Stored records:
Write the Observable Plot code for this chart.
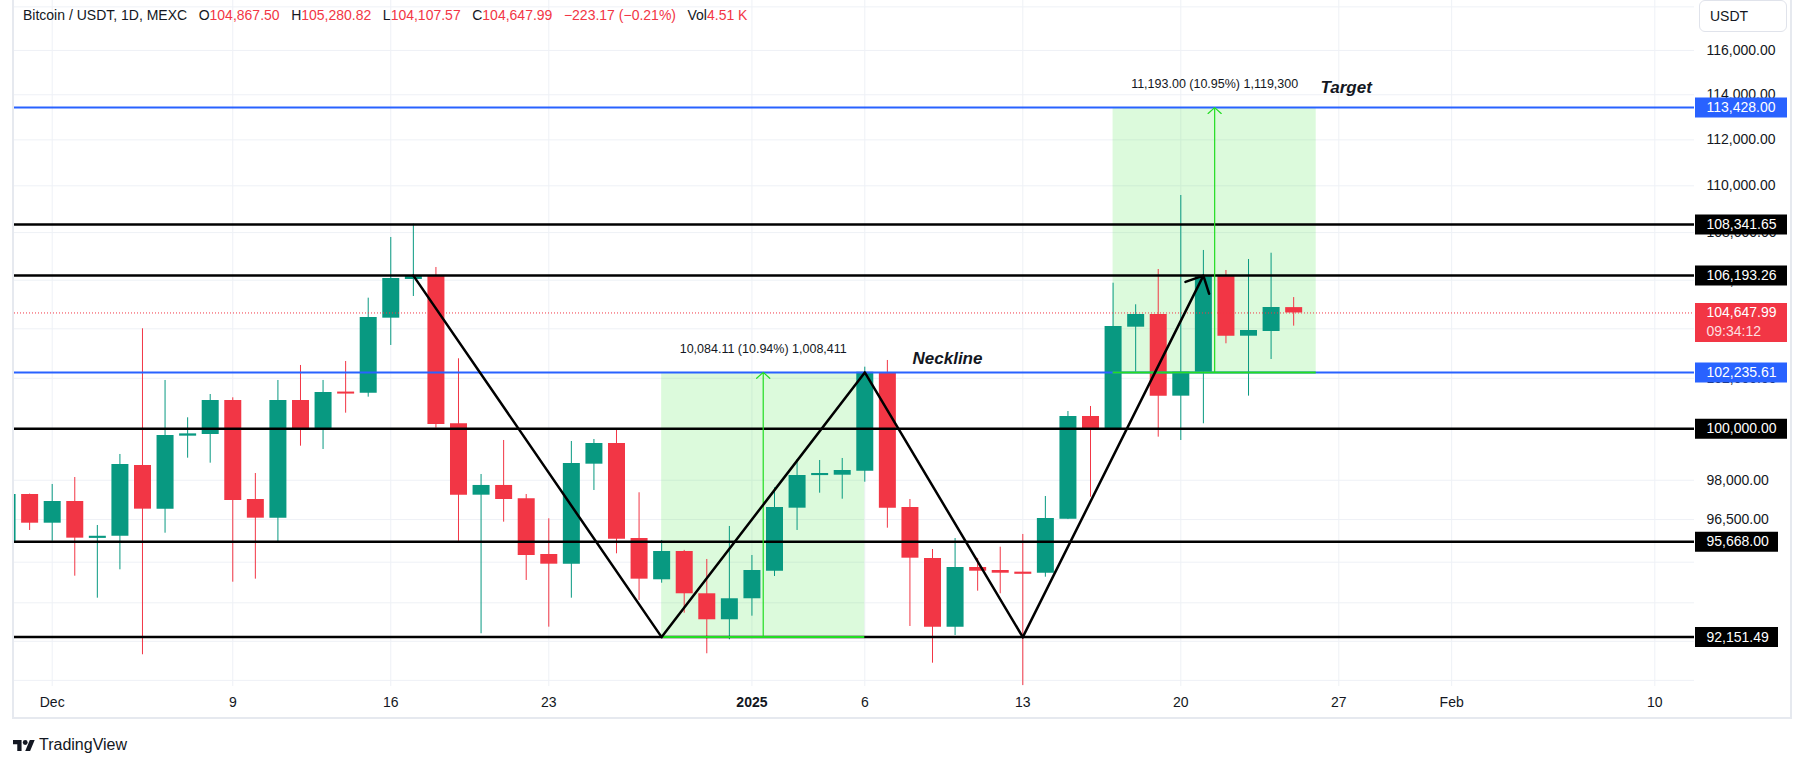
<!DOCTYPE html>
<html><head><meta charset="utf-8">
<script src="https://cdn.jsdelivr.net/npm/d3@7"></script>
<script src="https://cdn.jsdelivr.net/npm/@observablehq/plot@0.6"></script>
<style>
html,body{margin:0;padding:0;background:#fff;overflow:hidden;}
#wrap{position:relative;width:1804px;height:764px;overflow:hidden;font-family:"Liberation Sans",Arial,sans-serif;color:#131722;background:#fff;}
#chart{position:absolute;left:0;top:0;}
#frame{position:absolute;left:12px;top:-2px;width:1776px;height:719px;border:2px solid #e6e9ef;border-top:none;box-sizing:content-box;pointer-events:none;}
#hdr{position:absolute;left:23px;top:7px;font-size:14px;line-height:17px;white-space:nowrap;}
#hdr span{margin-right:11.5px;}
.r{color:#f23645;}
#usdt{position:absolute;left:1699px;top:0px;width:88px;height:32px;border:1px solid #e0e3eb;border-radius:6px;box-sizing:border-box;font-size:14px;line-height:30px;padding-left:10px;background:#fff;}
#foot{position:absolute;left:13px;top:736px;height:18px;display:flex;align-items:center;font-size:16px;}
#foot svg{margin-right:4px;}
</style>
</head>
<body>
<div id="wrap">
  <div id="chart"></div>
  <div id="frame"></div>
  <div id="hdr"><span>Bitcoin / USDT, 1D, MEXC</span><span>O<span class="r" style="margin:0">104,867.50</span></span><span>H<span class="r" style="margin:0">105,280.82</span></span><span>L<span class="r" style="margin:0">104,107.57</span></span><span>C<span class="r" style="margin:0">104,647.99</span></span><span class="r">−223.17 (−0.21%)</span><span>Vol<span class="r" style="margin:0">4.51 K</span></span></div>
  <div id="usdt">USDT</div>
  <div id="foot"><svg width="22" height="11" viewBox="0 4 36 18"><path fill="#131722" d="M14 22H7V11H0V4h14v18zM28 22h-8l7.5-18h8L28 22z"/><circle fill="#131722" cx="20" cy="8" r="4"/></svg><span>TradingView</span></div>
</div>
<script>
// ---- data ----
const dates = ["2024-11-29","2024-11-30","2024-12-01","2024-12-02","2024-12-03","2024-12-04","2024-12-05","2024-12-06","2024-12-07","2024-12-08","2024-12-09","2024-12-10","2024-12-11","2024-12-12","2024-12-13","2024-12-14","2024-12-15","2024-12-16","2024-12-17","2024-12-18","2024-12-19","2024-12-20","2024-12-21","2024-12-22","2024-12-23","2024-12-24","2024-12-25","2024-12-26","2024-12-27","2024-12-28","2024-12-29","2024-12-30","2024-12-31","2025-01-01","2025-01-02","2025-01-03","2025-01-04","2025-01-05","2025-01-06","2025-01-07","2025-01-08","2025-01-09","2025-01-10","2025-01-11","2025-01-12","2025-01-13","2025-01-14","2025-01-15","2025-01-16","2025-01-17","2025-01-18","2025-01-19","2025-01-20","2025-01-21","2025-01-22","2025-01-23","2025-01-24","2025-01-25"];
const opens  = [95610,97454,96363,97187,95790,95870,98570,96895,99710,99776,101115,97263,96553,101115,99984,101450,101405,104434,106031,106168,100196,97428,97800,97290,95187,94826,98620,99424,95786,94247,95299,93731,92780,93548,94565,96932,98180,98195,98350,102235,96958,95040,92511,94703,94591,94530,94491,96515,100483,99961,104065,104585,101287,102244,106168,103698,103890,104867.50];
const highs  = [97800,97470,97838,98106,96276,98996,104000,101912,100431,101353,101222,98260,101912,102514,101912,102674,105256,107793,108358,106531,102783,98222,99541,97454,96530,99502,99580,99971,97520,95712,95340,95001,96239,95150,97711,98801,98763,98841,102445,102715,97263,95372,95786,95040,95460,95938,97378,100679,100878,105877,104984,106447,109583,107245,106406,106866,107130,105280.82];
const lows   = [95400,96088,95684,94380,93569,94617,91515,95986,98852,98659,94158,94270,95648,99319,99190,100613,101247,103321,105326,100022,95684,92272,96402,94222,92511,93569,97607,95213,93486,94121,93021,91551,92055,92911,94369,96088,97504,97274,97925,96174,92536,91213,92210,93827,93731,90419,94343,96500,97351,99950,102244,99670,99541,100196,103390,101287,102755,104107.57];
const closes = [97454,96363,97187,95799,95870,98608,96895,99737,99800,101115,97226,96553,101115,99984,101433,101370,104462,106073,106168,100168,97428,97800,97263,95150,94826,98647,99424,95761,94270,95299,93731,92780,93548,94591,96958,98183,98260,98377,102244,96932,95049,92511,94703,94565,94491,94450,96541,100483,99961,104094,104585,101287,102244,106198,103698,103931,104873,104647.99];

const blackLevels = [108341.65, 106193.26, 100000, 95668, 92151.49];
const blueLevels = [113428, 102235.61];
const lastPrice = 104647.99;
const countdown = "09:34:12";

// W pattern (zigzag) points
const zigDates = ["2024-12-17","2024-12-28","2025-01-06","2025-01-13","2025-01-21"];
const zigPrices = [106193.26, 92151.49, 102235.61, 92151.49, 106193.26];

// price range tools
const rangeStart = ["2024-12-28","2025-01-17"];
const rangeEnd = ["2025-01-06","2025-01-26"];
const rangeLo = [92151.49, 102235.61];
const rangeHi = [102235.61, 113428];
const rangeText = ["10,084.11 (10.94%) 1,008,411", "11,193.00 (10.95%) 1,119,300"];

// text notes
const noteText = ["Neckline", "Target"];
const noteDates = ["2025-01-08", "2025-01-26"];
const notePrices = [102235.61, 113428];

// axis ticks
const yTicks = [90600, 92000, 93400, 94900, 96500, 98000, 100000, 102000, 104000, 106000, 108000, 110000, 112000, 114000, 116000, 118000];
const xTickDates = ["2024-12-01","2024-12-09","2024-12-16","2024-12-23","2025-01-01","2025-01-06","2025-01-13","2025-01-20","2025-01-27","2025-02-01","2025-02-10"];
const xTickLabels = ["Dec","9","16","23","2025","6","13","20","27","Feb","10"];
const xBold = ["2025"];

// ---- build ----
const UP = "#089981", DOWN = "#f23645", GREEN = "#22dd22";
const candles = dates.map((d, i) => ({date: new Date(d), open: opens[i], high: highs[i], low: lows[i], close: closes[i]}));
const ups = candles.filter(d => d.close >= d.open);
const downs = candles.filter(d => d.close < d.open);
const zig = zigDates.map((d, i) => ({date: new Date(d), price: zigPrices[i]}));
const zigLine = zig.slice(0, 4);
const zigArrow = [{x1: zig[3].date, y1: zig[3].price, x2: zig[4].date, y2: zig[4].price}];
const ranges = rangeStart.map((s, i) => {
  const a = new Date(s), b = new Date(rangeEnd[i]);
  return {start: a, end: b, mid: new Date((+a + +b) / 2), lo: rangeLo[i], hi: rangeHi[i], text: rangeText[i]};
});
const notes = noteText.map((t, i) => ({text: t, date: new Date(noteDates[i]), price: notePrices[i]}));
const xTicks = xTickDates.map(d => new Date(d));
const xLabel = new Map(xTicks.map((d, i) => [+d, xTickLabels[i]]));
const xTicksNormal = xTicks.filter((d, i) => !xBold.includes(xTickLabels[i]));
const xTicksBold = xTicks.filter((d, i) => xBold.includes(xTickLabels[i]));
const fmt = d3.format(",.2f");
const t0 = Date.UTC(2024, 11, 1), DAY = 864e5;
const dayAt = d => new Date(t0 + d * DAY);

const black10 = blackLevels.filter(v => fmt(v).length >= 10);
const black9 = blackLevels.filter(v => fmt(v).length < 10);
const allLevels = [...blueLevels, ...blackLevels];
const noteStyle = {x: "date", y: "price", text: "text", textAnchor: "start", fontSize: 17, fontWeight: "bold", fontStyle: "italic", fill: "#131722"};

const chart = Plot.plot({
  width: 1804, height: 764,
  marginLeft: 14, marginRight: 110, marginTop: 0, marginBottom: 78,
  style: {fontFamily: '"Liberation Sans", Arial, sans-serif', fontSize: "14px", color: "#131722", background: "transparent", overflow: "visible"},
  x: {type: "utc", domain: [dayAt(-1.670), dayAt(72.758)]},
  y: {type: "log", domain: [90383, 118295]},
  marks: [
    Plot.gridX(xTicks, {stroke: "#eef1f6", strokeOpacity: 1}),
    Plot.gridY(yTicks, {stroke: "#eef1f6", strokeOpacity: 1}),
    Plot.axisY({ticks: yTicks, anchor: "right", tickSize: 0, tickPadding: 12, tickFormat: fmt, fontSize: 14, fill: "#131722", label: null}),
    Plot.axisX({ticks: xTicksNormal, tickSize: 0, tickPadding: 11, tickFormat: d => xLabel.get(+d), fontSize: 14, fill: "#131722", label: null}),
    Plot.axisX({ticks: xTicksBold, tickSize: 0, tickPadding: 11, tickFormat: d => xLabel.get(+d), fontSize: 14, fontWeight: "bold", fill: "#131722", label: null}),
    // price range fill
    Plot.rect(ranges, {x1: "start", x2: "end", y1: "lo", y2: "hi", fill: "#3ce63c", fillOpacity: 0.18}),
    // candles
    Plot.ruleX(ups, {x: "date", y1: "low", y2: "high", stroke: UP, strokeWidth: 1, clip: true}),
    Plot.ruleX(downs, {x: "date", y1: "low", y2: "high", stroke: DOWN, strokeWidth: 1, clip: true}),
    Plot.ruleX(ups, {x: "date", y1: "open", y2: "close", stroke: UP, strokeWidth: 17, clip: true}),
    Plot.ruleX(downs, {x: "date", y1: "open", y2: "close", stroke: DOWN, strokeWidth: 17, clip: true}),
    // horizontal levels
    Plot.ruleY(blueLevels, {stroke: "#2962ff", strokeWidth: 2}),
    Plot.ruleY(blackLevels, {stroke: "#000", strokeWidth: 2.5}),
    Plot.ruleY([lastPrice], {stroke: DOWN, strokeWidth: 1, strokeDasharray: "1,2"}),
    // price range lines/arrows
    Plot.ruleY(ranges, {y: "lo", x1: "start", x2: "end", stroke: GREEN, strokeWidth: 2}),
    Plot.arrow(ranges, {x1: "mid", x2: "mid", y1: "lo", y2: "hi", stroke: GREEN, strokeWidth: 1.2, headLength: 11, headAngle: 96}),
    Plot.text(ranges, {x: "mid", y: "hi", text: "text", dy: -23.5, fontSize: 12.5, fill: "#131722"}),
    // W pattern
    Plot.line(zigLine, {x: "date", y: "price", stroke: "#000", strokeWidth: 2.5}),
    Plot.arrow(zigArrow, {x1: "x1", y1: "y1", x2: "x2", y2: "y2", stroke: "#000", strokeWidth: 2.5, headLength: 11.4, headAngle: 88}),
    // notes
    Plot.text(notes.filter(d => d.text === "Neckline"), {...noteStyle, dx: 2.6, dy: -14}),
    Plot.text(notes.filter(d => d.text === "Target"), {...noteStyle, dx: 4.3, dy: -20}),
    // price labels on the axis
    Plot.tickY(blueLevels, {stroke: "#2962ff", strokeWidth: 20, insetLeft: 1681, insetRight: -93}),
    Plot.tickY(black10, {stroke: "#000", strokeWidth: 20, insetLeft: 1681, insetRight: -93}),
    Plot.tickY(black9, {stroke: "#000", strokeWidth: 20, insetLeft: 1681, insetRight: -84}),
    Plot.tickY([lastPrice], {stroke: DOWN, strokeWidth: 39, dy: 9.5, insetLeft: 1681, insetRight: -93}),
    Plot.text(allLevels, {y: d => d, text: d => fmt(d), frameAnchor: "right", dx: 12, textAnchor: "start", fill: "white", fontSize: 14}),
    Plot.text([lastPrice], {y: d => d, text: d => fmt(d), frameAnchor: "right", dx: 12, textAnchor: "start", fill: "white", fontSize: 14}),
    Plot.text([lastPrice], {y: d => d, text: () => countdown, frameAnchor: "right", dx: 12, dy: 18.5, textAnchor: "start", fill: "white", fillOpacity: 0.85, fontSize: 14})
  ]
});
document.getElementById("chart").appendChild(chart);
</script>
</body></html>
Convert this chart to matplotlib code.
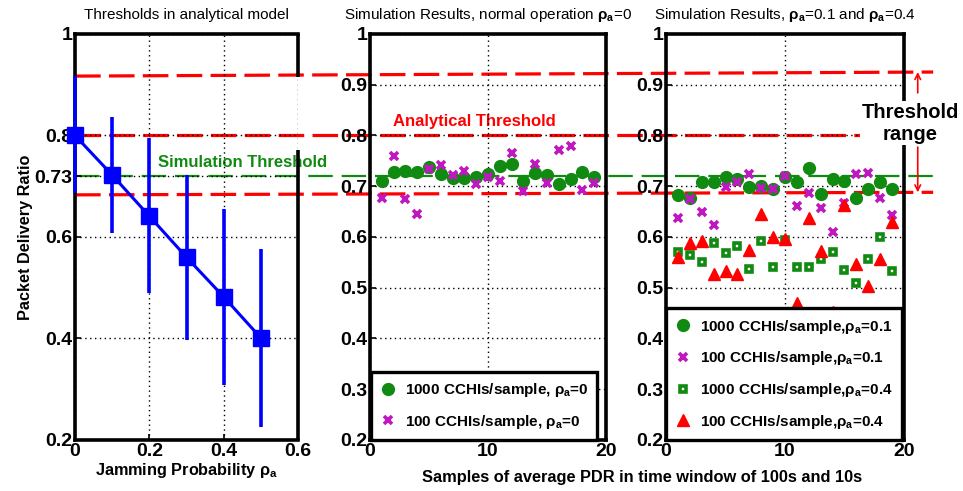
import matplotlib
matplotlib.use('Agg')
import matplotlib.pyplot as plt
import numpy as np

plt.rcParams['font.family'] = ['Liberation Sans', 'DejaVu Sans']
plt.rcParams['mathtext.fontset'] = 'custom'
plt.rcParams['mathtext.rm'] = 'Liberation Sans:bold'
plt.rcParams['mathtext.it'] = 'Liberation Sans:bold'
plt.rcParams['mathtext.bf'] = 'Liberation Sans:bold'

# Left panel: analytical model
jam_prob = [0, 0.1, 0.2, 0.3, 0.4, 0.5]
pdr_model = [0.800, 0.722, 0.641, 0.560, 0.482, 0.401]
pdr_upper = [0.917, 0.836, 0.795, 0.722, 0.655, 0.576]
pdr_lower = [0.687, 0.608, 0.490, 0.397, 0.308, 0.226]

# Simulation samples
samples = list(range(1, 20))
normal_1000 = [0.710, 0.729, 0.730, 0.729, 0.737, 0.724, 0.716, 0.716, 0.719, 0.724,
               0.740, 0.744, 0.710, 0.726, 0.722, 0.704, 0.714, 0.729, 0.719]
normal_100 = [0.676, 0.760, 0.675, 0.645, 0.733, 0.742, 0.722, 0.730, 0.704, 0.719,
              0.710, 0.765, 0.691, 0.743, 0.707, 0.771, 0.780, 0.693, 0.707]
jam01_1000 = [0.683, 0.677, 0.708, 0.708, 0.719, 0.714, 0.699, 0.700, 0.695, 0.719,
              0.709, 0.735, 0.684, 0.714, 0.710, 0.676, 0.695, 0.709, 0.695]
jam01_100 = [0.638, 0.675, 0.650, 0.624, 0.699, 0.708, 0.725, 0.696, 0.695, 0.720,
             0.662, 0.686, 0.658, 0.610, 0.667, 0.725, 0.727, 0.676, 0.643]
jam04_1000 = [0.571, 0.565, 0.551, 0.589, 0.568, 0.583, 0.536, 0.592, 0.540, 0.594,
              0.540, 0.541, 0.556, 0.571, 0.535, 0.509, 0.556, 0.600, 0.532]
jam04_100 = [0.560, 0.589, 0.592, 0.527, 0.533, 0.527, 0.574, 0.645, 0.600, 0.597,
             0.470, 0.637, 0.573, 0.453, 0.664, 0.546, 0.504, 0.556, 0.630]

# Threshold lines (left end, right end)
thr_high = (0.917, 0.925)
thr_mid = (0.80, 0.80)
thr_low = (0.683, 0.688)
sim_thr = 0.72

green = '#108a10'
magenta = '#c018c0'

fig = plt.figure(figsize=(9.63, 4.91), dpi=100)
bot, hgt = 0.1039, 0.8269

# overlay axes behind the panels for the threshold lines spanning all panels
ov = fig.add_axes([0, bot, 1, hgt])
ov.set_xlim(0, 1)
ov.set_ylim(0.2, 1)
ov.axis('off')
ov.set_zorder(0)

ax1 = fig.add_axes([0.0779, bot, 0.2316, hgt])
ax2 = fig.add_axes([0.3842, bot, 0.2451, hgt])
ax3 = fig.add_axes([0.6916, bot, 0.2471, hgt])
for ax in (ax1, ax2, ax3):
    ax.set_zorder(1)
    ax.patch.set_alpha(0)
    ax.set_ylim(0.2, 1)
    for s in ax.spines.values():
        s.set_linewidth(2.6)
    ax.tick_params(direction='in', length=4, width=1.2, labelsize=14, pad=2)
    ax.grid(True, linestyle=(0, (1, 2.5)), color='black', linewidth=1)

x0, x_end, x_mid_end = 0.078, 0.969, 0.893
red_dash = (0, (8, 2.6))
ov.plot([x0, x_end], thr_high, color='red', lw=2.3, linestyle=red_dash)
ov.plot([x0, x_mid_end], thr_mid, color='red', lw=2.3, linestyle=red_dash)
ov.plot([x0, x_end], thr_low, color='red', lw=2.3, linestyle=red_dash)
ov.plot([x0, x_end], [sim_thr, sim_thr], color=green, lw=1.6, linestyle=(0, (11, 4)))

ov.text(0.493, 0.827, 'Analytical Threshold', color='red', fontsize=12,
        fontweight='bold', ha='center', va='center')
ov.text(0.252, 0.746, 'Simulation Threshold', color=green, fontsize=12,
        fontweight='bold', ha='center', va='center')

arrow_x = 0.953
ov.annotate('', xy=(arrow_x, thr_high[1]), xytext=(arrow_x, 0.884),
            arrowprops=dict(arrowstyle='->', color='red', lw=1.2, shrinkA=0, shrinkB=0))
ov.annotate('', xy=(arrow_x, thr_low[1]), xytext=(arrow_x, 0.777),
            arrowprops=dict(arrowstyle='->', color='red', lw=1.2, shrinkA=0, shrinkB=0))

# Left panel
err = [np.array(pdr_model) - np.array(pdr_lower), np.array(pdr_upper) - np.array(pdr_model)]
ax1.errorbar(jam_prob, pdr_model, yerr=err, color='blue', lw=2.2, elinewidth=2.6,
             marker='s', markersize=11, capsize=0, clip_on=False, zorder=3)
ax1.set_xlim(0, 0.6)
ax1.set_xticks([0, 0.2, 0.4, 0.6])
ax1.set_xticklabels(['0', '0.2', '0.4', '0.6'], fontweight='bold')
ax1.set_yticks([0.2, 0.4, 0.6, 0.72, 0.8, 1.0])
ax1.set_yticklabels(['0.2', '0.4', '0.6', '0.73', '0.8', '1'], fontweight='bold')
ax1.set_title('Thresholds in analytical model', fontsize=11, pad=11)
ax1.set_xlabel(r'Jamming Probability $\rho_a$', fontsize=11.7, fontweight='bold', labelpad=1)
ax1.set_ylabel('Packet Delivery Ratio', fontsize=11.7, fontweight='bold', labelpad=1)
# right spine of the left panel is broken around the threshold labels
ax1.spines['right'].set_visible(False)
ax1.plot([1, 1], [0, (0.771 - 0.2) / 0.8], transform=ax1.transAxes, color='black',
         lw=2.6, clip_on=False, solid_capstyle='butt')
ax1.plot([1, 1], [(0.915 - 0.2) / 0.8, 1], transform=ax1.transAxes, color='black',
         lw=2.6, clip_on=False, solid_capstyle='butt')

yt = [0.2, 0.3, 0.4, 0.5, 0.6, 0.7, 0.8, 0.9, 1.0]
ytl = ['0.2', '0.3', '0.4', '0.5', '0.6', '0.7', '0.8', '0.9', '1']

# Middle panel
ax2.plot(samples, normal_1000, 'o', color=green, markersize=8.5, label=r'1000 CCHIs/sample, $\rho_a$=0')
ax2.plot(samples, normal_100, 'x', color=magenta, markersize=6, mew=2.6, label=r'100 CCHIs/sample, $\rho_a$=0')
ax2.set_xlim(0, 20)
ax2.set_xticks([0, 10, 20])
ax2.set_xticklabels(['0', '10', '20'], fontweight='bold')
ax2.set_yticks(yt)
ax2.set_yticklabels(ytl, fontweight='bold')
ax2.set_title(r'Simulation Results, normal operation $\rho_a$=0', fontsize=11, pad=11)
leg2 = ax2.legend(loc='lower left', bbox_to_anchor=(0.004, 0.0), borderaxespad=0, numpoints=1,
                  fancybox=False, edgecolor='black', framealpha=1, handlelength=1.0,
                  handletextpad=0.6, borderpad=0.6, labelspacing=0.9,
                  prop={'size': 11, 'weight': 'bold'})
leg2.get_frame().set_linewidth(2.4)

# Right panel
ax3.plot(samples, jam01_1000, 'o', color=green, markersize=8.5, label=r'1000 CCHIs/sample,$\rho_a$=0.1')
ax3.plot(samples, jam01_100, 'x', color=magenta, markersize=6, mew=2.6, label=r'100 CCHIs/sample,$\rho_a$=0.1')
ax3.plot(samples, jam04_1000, 's', color=green, markerfacecolor='white', markeredgecolor=green,
         markersize=4, mew=2.6, label=r'1000 CCHIs/sample,$\rho_a$=0.4')
ax3.plot(samples, jam04_100, '^', color='red', markersize=9, label=r'100 CCHIs/sample,$\rho_a$=0.4')
ax3.set_xlim(0, 20)
ax3.set_xticks([0, 10, 20])
ax3.set_xticklabels(['0', '10', '20'], fontweight='bold')
ax3.set_yticks(yt)
ax3.set_yticklabels(ytl, fontweight='bold')
ax3.set_title(r'Simulation Results, $\rho_a$=0.1 and $\rho_a$=0.4', fontsize=11, pad=11)
leg3 = ax3.legend(loc='lower left', bbox_to_anchor=(0.0, 0.0), borderaxespad=0, numpoints=1,
                  fancybox=False, edgecolor='black', framealpha=1, handlelength=1.0,
                  handletextpad=0.6, borderpad=0.6, labelspacing=0.9,
                  prop={'size': 11, 'weight': 'bold'})
leg3.get_frame().set_linewidth(2.4)

ax3.text(0.945, 0.824, 'Threshold\nrange', transform=ov.transData, fontsize=14.5,
         fontweight='bold', ha='center', va='center', linespacing=1.2, clip_on=False,
         bbox=dict(facecolor='white', edgecolor='none', pad=1), zorder=5)

fig.text(0.667, 0.028, 'Samples of average PDR in time window of 100s and 10s',
         fontsize=11.8, fontweight='bold', ha='center', va='center')

fig.savefig('out.png', dpi=100)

• [Your instructions] Reproduce, word for word, only the lines in the records above from the line with "Convert this chart to matplotlib code." through the line with "plt.rcParams['mathtext.bf'] = 'Liberation", including both ends; omit the pictures.

• [Written reply]
Convert this chart to matplotlib code.
import matplotlib
matplotlib.use('Agg')
import matplotlib.pyplot as plt
import numpy as np

plt.rcParams['font.family'] = ['Liberation Sans', 'DejaVu Sans']
plt.rcParams['mathtext.fontset'] = 'custom'
plt.rcParams['mathtext.rm'] = 'Liberation Sans:bold'
plt.rcParams['mathtext.it'] = 'Liberation Sans:bold'
plt.rcParams['mathtext.bf'] = 'Liberation Sans:bold'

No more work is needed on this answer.